## Records for this task
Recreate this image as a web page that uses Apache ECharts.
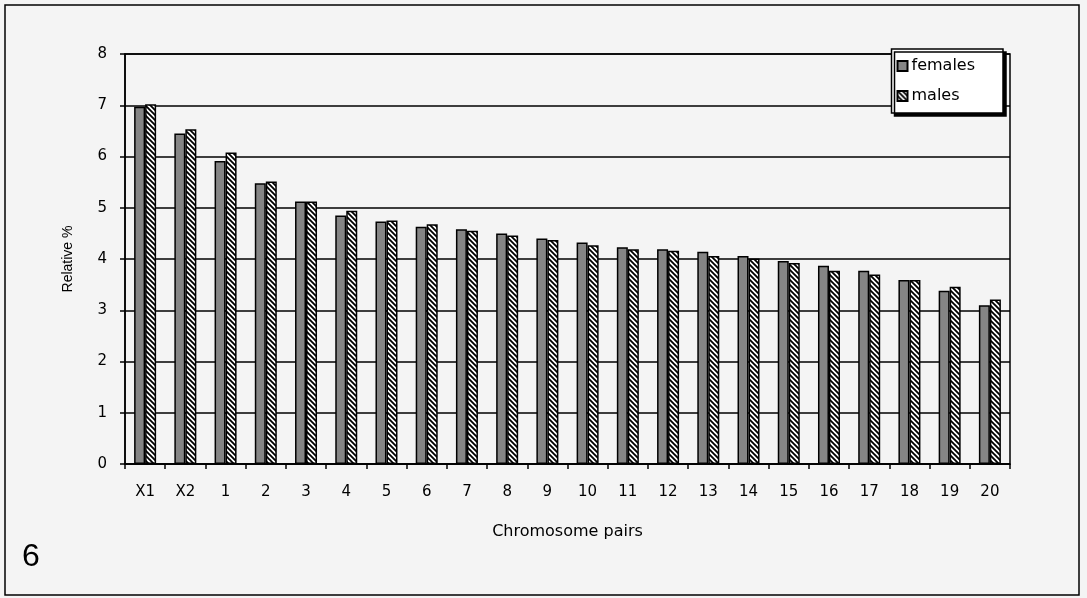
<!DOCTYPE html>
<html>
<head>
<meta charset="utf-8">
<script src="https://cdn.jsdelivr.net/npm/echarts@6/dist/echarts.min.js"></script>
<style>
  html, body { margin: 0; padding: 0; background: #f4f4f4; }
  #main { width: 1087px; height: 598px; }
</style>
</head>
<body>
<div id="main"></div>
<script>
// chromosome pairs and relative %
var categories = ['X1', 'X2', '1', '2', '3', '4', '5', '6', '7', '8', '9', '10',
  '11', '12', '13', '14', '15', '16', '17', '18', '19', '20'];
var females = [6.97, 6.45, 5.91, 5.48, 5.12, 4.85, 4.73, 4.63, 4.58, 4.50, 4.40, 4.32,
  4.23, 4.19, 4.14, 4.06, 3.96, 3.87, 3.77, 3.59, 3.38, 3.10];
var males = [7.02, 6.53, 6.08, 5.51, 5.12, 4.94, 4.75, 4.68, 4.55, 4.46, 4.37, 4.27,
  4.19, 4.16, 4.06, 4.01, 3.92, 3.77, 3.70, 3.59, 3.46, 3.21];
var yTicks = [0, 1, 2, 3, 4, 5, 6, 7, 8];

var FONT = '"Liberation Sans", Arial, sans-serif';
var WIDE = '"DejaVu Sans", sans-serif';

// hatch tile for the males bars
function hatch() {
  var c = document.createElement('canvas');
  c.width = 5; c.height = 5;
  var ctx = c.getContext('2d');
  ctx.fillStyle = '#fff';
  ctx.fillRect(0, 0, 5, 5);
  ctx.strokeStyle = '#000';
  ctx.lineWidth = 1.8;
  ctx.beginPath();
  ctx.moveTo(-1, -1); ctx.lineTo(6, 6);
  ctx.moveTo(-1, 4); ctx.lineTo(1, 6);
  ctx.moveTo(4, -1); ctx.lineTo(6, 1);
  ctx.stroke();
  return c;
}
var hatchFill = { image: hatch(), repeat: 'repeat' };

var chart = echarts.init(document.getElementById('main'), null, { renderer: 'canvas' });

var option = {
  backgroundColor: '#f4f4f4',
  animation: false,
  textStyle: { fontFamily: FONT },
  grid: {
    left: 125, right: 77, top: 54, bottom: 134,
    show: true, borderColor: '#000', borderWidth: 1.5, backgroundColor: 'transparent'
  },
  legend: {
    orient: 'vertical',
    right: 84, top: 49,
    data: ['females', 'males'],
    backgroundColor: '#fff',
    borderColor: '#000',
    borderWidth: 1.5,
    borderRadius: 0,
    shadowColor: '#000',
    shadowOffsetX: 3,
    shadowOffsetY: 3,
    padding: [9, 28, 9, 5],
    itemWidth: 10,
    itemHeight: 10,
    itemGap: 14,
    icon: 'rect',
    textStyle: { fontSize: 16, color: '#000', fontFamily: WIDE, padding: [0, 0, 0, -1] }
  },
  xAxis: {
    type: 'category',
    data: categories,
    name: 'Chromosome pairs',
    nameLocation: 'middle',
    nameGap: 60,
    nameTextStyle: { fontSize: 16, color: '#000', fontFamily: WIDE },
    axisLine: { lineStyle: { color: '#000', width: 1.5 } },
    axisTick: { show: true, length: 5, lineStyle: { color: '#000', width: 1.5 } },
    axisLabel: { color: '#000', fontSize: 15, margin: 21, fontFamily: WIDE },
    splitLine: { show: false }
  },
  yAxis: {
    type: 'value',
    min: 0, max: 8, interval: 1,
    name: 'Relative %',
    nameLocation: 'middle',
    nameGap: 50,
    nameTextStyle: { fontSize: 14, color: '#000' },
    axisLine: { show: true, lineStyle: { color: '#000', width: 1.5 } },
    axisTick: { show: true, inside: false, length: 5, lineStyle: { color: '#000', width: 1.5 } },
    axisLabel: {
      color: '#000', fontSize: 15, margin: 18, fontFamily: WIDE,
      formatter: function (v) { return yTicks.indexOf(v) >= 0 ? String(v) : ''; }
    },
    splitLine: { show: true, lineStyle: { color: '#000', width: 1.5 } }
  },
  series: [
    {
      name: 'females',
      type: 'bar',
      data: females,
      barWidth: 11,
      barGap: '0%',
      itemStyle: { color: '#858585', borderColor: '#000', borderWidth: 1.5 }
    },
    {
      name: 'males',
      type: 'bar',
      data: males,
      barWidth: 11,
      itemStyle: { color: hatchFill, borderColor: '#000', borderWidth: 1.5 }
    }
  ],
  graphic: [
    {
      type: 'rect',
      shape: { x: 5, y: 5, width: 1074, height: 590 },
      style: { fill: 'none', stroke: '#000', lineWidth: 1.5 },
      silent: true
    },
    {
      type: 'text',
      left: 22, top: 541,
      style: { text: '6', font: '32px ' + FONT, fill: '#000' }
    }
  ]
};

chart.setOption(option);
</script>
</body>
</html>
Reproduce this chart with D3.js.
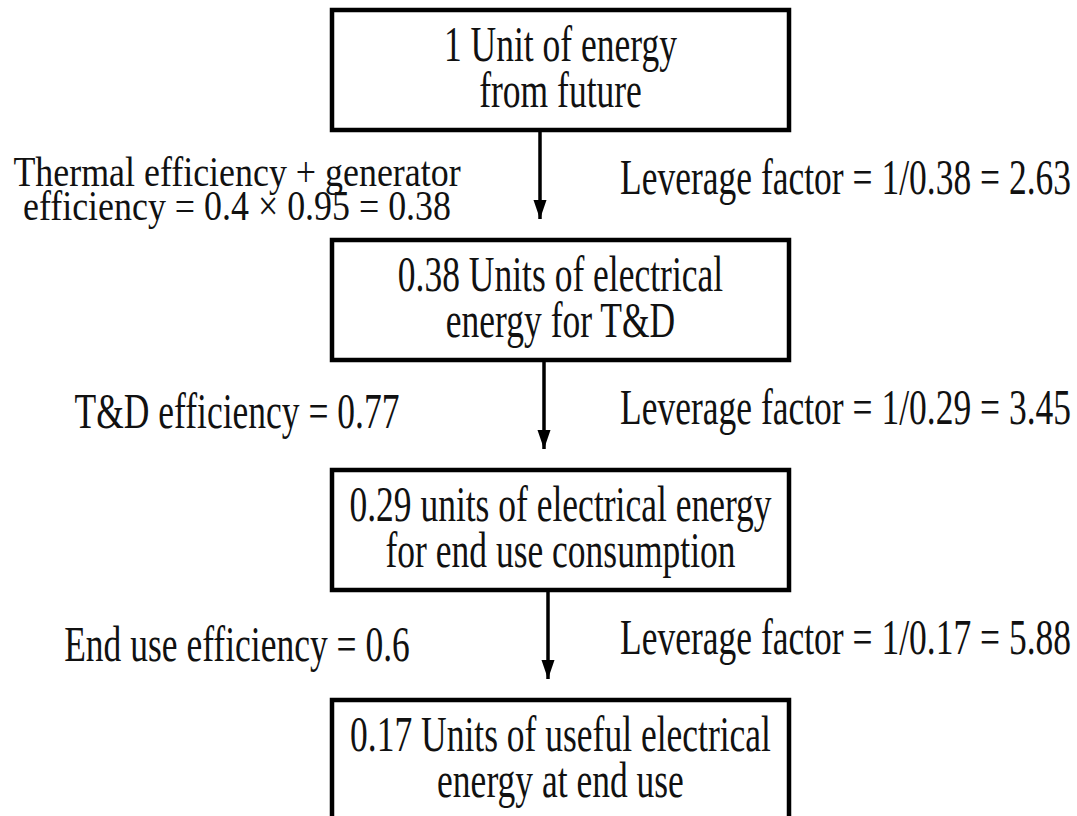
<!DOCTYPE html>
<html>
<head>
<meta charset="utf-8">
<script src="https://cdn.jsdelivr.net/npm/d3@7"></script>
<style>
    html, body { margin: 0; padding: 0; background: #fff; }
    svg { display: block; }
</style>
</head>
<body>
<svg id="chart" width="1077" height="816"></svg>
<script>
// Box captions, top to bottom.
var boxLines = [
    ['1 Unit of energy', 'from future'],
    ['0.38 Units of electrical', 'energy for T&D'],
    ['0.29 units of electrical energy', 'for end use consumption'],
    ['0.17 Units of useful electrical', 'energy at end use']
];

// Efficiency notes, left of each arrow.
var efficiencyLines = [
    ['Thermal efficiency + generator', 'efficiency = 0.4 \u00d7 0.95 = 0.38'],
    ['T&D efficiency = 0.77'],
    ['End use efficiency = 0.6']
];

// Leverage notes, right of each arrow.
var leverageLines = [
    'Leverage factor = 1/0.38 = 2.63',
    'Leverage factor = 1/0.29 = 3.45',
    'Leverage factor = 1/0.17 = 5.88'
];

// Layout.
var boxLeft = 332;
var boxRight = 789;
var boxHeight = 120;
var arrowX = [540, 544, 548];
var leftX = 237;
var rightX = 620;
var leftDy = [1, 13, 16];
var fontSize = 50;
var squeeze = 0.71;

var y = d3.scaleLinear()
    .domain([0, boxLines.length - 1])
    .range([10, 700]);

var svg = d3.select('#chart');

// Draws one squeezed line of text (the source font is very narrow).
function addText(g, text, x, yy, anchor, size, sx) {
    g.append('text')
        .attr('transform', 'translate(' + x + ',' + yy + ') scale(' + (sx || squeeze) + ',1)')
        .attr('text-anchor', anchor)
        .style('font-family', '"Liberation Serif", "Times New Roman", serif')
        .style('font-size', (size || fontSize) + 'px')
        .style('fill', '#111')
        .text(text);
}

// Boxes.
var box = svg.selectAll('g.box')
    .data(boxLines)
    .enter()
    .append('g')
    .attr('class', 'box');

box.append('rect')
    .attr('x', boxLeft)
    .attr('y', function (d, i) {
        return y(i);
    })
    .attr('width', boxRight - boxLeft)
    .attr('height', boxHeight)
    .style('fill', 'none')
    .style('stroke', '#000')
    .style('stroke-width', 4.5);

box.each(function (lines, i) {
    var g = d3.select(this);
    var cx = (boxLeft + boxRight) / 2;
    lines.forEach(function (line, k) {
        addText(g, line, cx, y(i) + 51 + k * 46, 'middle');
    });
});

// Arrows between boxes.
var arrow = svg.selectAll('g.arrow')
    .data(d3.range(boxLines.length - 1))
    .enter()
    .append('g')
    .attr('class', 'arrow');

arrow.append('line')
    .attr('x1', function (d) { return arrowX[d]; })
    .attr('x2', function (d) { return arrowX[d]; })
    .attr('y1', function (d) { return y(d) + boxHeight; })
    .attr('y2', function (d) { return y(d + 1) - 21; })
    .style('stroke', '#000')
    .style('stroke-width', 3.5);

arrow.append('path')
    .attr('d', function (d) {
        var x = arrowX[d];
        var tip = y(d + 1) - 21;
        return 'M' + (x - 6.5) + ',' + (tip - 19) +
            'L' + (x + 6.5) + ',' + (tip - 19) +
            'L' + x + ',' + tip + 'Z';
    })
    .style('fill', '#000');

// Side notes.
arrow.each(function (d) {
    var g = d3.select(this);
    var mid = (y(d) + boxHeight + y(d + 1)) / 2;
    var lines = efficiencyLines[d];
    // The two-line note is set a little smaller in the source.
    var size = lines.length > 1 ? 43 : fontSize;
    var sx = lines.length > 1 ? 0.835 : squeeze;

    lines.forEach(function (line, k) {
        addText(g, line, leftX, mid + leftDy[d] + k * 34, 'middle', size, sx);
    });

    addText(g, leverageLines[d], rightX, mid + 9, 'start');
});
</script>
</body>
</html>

## To do
Out of the material above, gather each line where "image" appears.

## Exercise result
Recreate this image as a web page that uses Apache ECharts.
var hatchFill = { image: hatch(), repeat: 'repeat' };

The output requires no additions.